Implement implementation selection for GpuDnnConvGradI

ad9646be · --global · 221fb064 · ad9646be · ad9646be
--- a/theano/sandbox/cuda/dnn.py
+++ b/theano/sandbox/cuda/dnn.py
@@ -638,16 +638,25 @@ class GpuDnnConvGradI(DnnBase, COp):
    :param descr: the convolution descriptor
    """
-    __props__ = ('inplace',)
+    __props__ = ('workmem', 'inplace',)
    __input_name__ = ('kernel', 'grad', 'output',
                      'descriptor', 'alpha', 'beta')
-    def __init__(self, inplace=False):
+    def __init__(self, inplace=False, workmem=None):
        COp.__init__(self, ["dnn_base.c", "dnn_conv_base.c", "dnn_gi.c"],
                     "APPLY_SPECIFIC(conv_gi)")
+        if workmem is None:
+            workmem = config.dnn.conv.workmem_bwd
+        self.workmem = workmem
        self.inplace = inplace
        if self.inplace:
            self.destroy_map = {0: [2]}
+        assert self.workmem in ['none', 'deterministic', 'fft', 'guess']

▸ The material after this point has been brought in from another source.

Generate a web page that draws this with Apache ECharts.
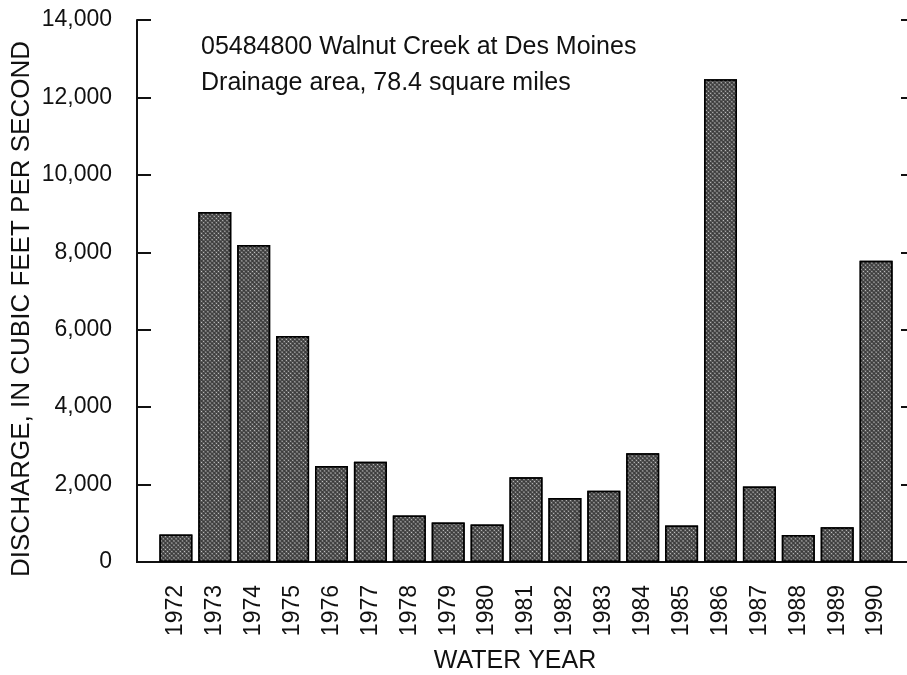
<!DOCTYPE html>
<html>
<head>
<meta charset="utf-8">
<script src="https://cdn.jsdelivr.net/npm/echarts@6/dist/echarts.min.js"></script>
<style>
    html, body { margin: 0; padding: 0; background: #fff; }
    #main { width: 907px; height: 675px; }
</style>
</head>
<body>
<div id="main"></div>
<script>
// annual peak discharge, Walnut Creek at Des Moines
const years = [1972, 1973, 1974, 1975, 1976, 1977, 1978, 1979, 1980, 1981,
    1982, 1983, 1984, 1985, 1986, 1987, 1988, 1989, 1990];
const discharge = [710, 9040, 8190, 5840, 2480, 2590, 1200, 1020, 970, 2190,
    1650, 1840, 2810, 940, 12470, 1950, 700, 900, 7780];
const yTicks = [0, 2000, 4000, 6000, 8000, 10000, 12000, 14000];

const font = 'Liberation Sans, Arial, Helvetica, sans-serif';
const ink = '#111';

const Init = () => {
    let myChart = echarts.init(document.getElementById('main'));

    let option = {
        animation: false,
        title: {
            text: '05484800 Walnut Creek at Des Moines\nDrainage area, 78.4 square miles',
            left: 196,
            top: 24,
            textStyle: {
                fontFamily: font,
                fontSize: 25,
                fontWeight: 'normal',
                color: ink,
                lineHeight: 36
            }
        },
        // plot runs past the right edge of the page, as in the original
        grid: { left: 137, width: 778, top: 20, bottom: 113, outerBoundsMode: 'none' },
        xAxis: [
            {
                type: 'value',
                min: 1971,
                max: 1991,
                interval: 1,
                axisLine: { lineStyle: { color: ink, width: 2 } },
                axisTick: { show: false },
                splitLine: { show: false },
                axisLabel: {
                    rotate: 90,
                    margin: 23,
                    fontFamily: font,
                    fontSize: 23,
                    color: ink,
                    formatter: (v) => (years.indexOf(v) >= 0 ? String(v) : '')
                }
            },
            {
                type: 'value',
                position: 'top',
                min: 1971,
                max: 1991,
                axisLine: { show: true, lineStyle: { color: ink, width: 2 } },
                axisTick: { show: false },
                axisLabel: { show: false },
                splitLine: { show: false }
            }
        ],
        yAxis: [
            {
                type: 'value',
                min: yTicks[0],
                max: yTicks[yTicks.length - 1],
                interval: 2000,
                axisLine: { show: true, lineStyle: { color: ink, width: 2 } },
                axisTick: { show: true, inside: true, length: 14, lineStyle: { color: ink, width: 2 } },
                splitLine: { show: false },
                axisLabel: {
                    margin: 25,
                    fontFamily: font,
                    fontSize: 23,
                    color: ink,
                    formatter: (v) => v.toLocaleString('en-US')
                }
            },
            {
                type: 'value',
                position: 'right',
                min: yTicks[0],
                max: yTicks[yTicks.length - 1],
                interval: 2000,
                axisLine: { show: true, lineStyle: { color: ink, width: 2 } },
                axisTick: { show: true, inside: true, length: 14, lineStyle: { color: ink, width: 2 } },
                axisLabel: { show: false },
                splitLine: { show: false }
            }
        ],
        graphic: [
            {
                type: 'text',
                x: 22,
                y: 309,
                rotation: Math.PI / 2,
                style: {
                    text: 'DISCHARGE, IN CUBIC FEET PER SECOND',
                    fontFamily: font,
                    fontSize: 26,
                    fill: ink,
                    align: 'center',
                    verticalAlign: 'middle'
                }
            },
            {
                type: 'text',
                x: 515,
                y: 661,
                style: {
                    text: 'WATER YEAR',
                    fontFamily: font,
                    fontSize: 25,
                    fill: ink,
                    align: 'center',
                    verticalAlign: 'middle'
                }
            }
        ],
        series: [
            {
                type: 'bar',
                barWidth: 33,
                data: years.map((y, i) => [y, discharge[i]]),
                itemStyle: {
                    color: '#3c3c3c',
                    borderColor: '#000',
                    borderWidth: 1.5,
                    decal: {
                        symbol: 'circle',
                        symbolSize: 0.55,
                        color: 'rgba(255,255,255,0.75)',
                        dashArrayX: [[3, 0]],
                        dashArrayY: [3, 0],
                        rotation: Math.PI / 4
                    }
                }
            }
        ]
    };

    myChart.setOption(option);
};

Init();
</script>
</body>
</html>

+    def __setstate__(self, d):
+        self.__dict__.update(d)
+        if not hasattr(self, 'workmem'):
+            self.workmem = 'none'
    def grad(self, inp, grads):
        kerns, top, output, desc, alpha, beta = inp
@@ -669,9 +678,29 @@ class GpuDnnConvGradI(DnnBase, COp):
    def get_op_params(self):
        if self.inplace:
-            return [('CONV_INPLACE', '1')]
+            inplace_def = [('CONV_INPLACE', '1')]
        else:
-            return []
+            inplace_def = []
+        if version() == -1:
+            alg_def = ('CONV_ALGO', '0')
+        else:
+            if self.workmem == 'none':
+                alg_def = ('CONV_ALGO', 'CUDNN_CONVOLUTION_BWD_DATA_ALGO_0')
+                alg_choose_def = ('CHOOSE_ALGO', '0')
+            elif self.workmem == 'deterministic':
+                alg_def = ('CONV_ALGO', 'CUDNN_CONVOLUTION_BWD_DATA_ALGO_1')
+                alg_choose_def = ('CHOOSE_ALGO', '0')
+            elif self.workmem == 'fft':
+                alg_def = ('CONV_ALGO', 'CUDNN_CONVOLUTION_BWD_DATA_ALGO_FFT')
+                alg_choose_def = ('CHOOSE_ALGO', '0')
+            elif self.workmem == 'guess':
+                # The convolution implementation should be choosen according
+                # to a heuristic
+                alg_def = ('CONV_ALGO', 'CUDNN_CONVOLUTION_BWD_DATA_ALGO_0')
+                alg_choose_def = ('CHOOSE_ALGO', '1')
+        return inplace_def + [alg_def, alg_choose_def]
    def make_node(self, kern, topgrad, output, desc, alpha=None, beta=None):
        kern = as_cuda_ndarray_variable(kern)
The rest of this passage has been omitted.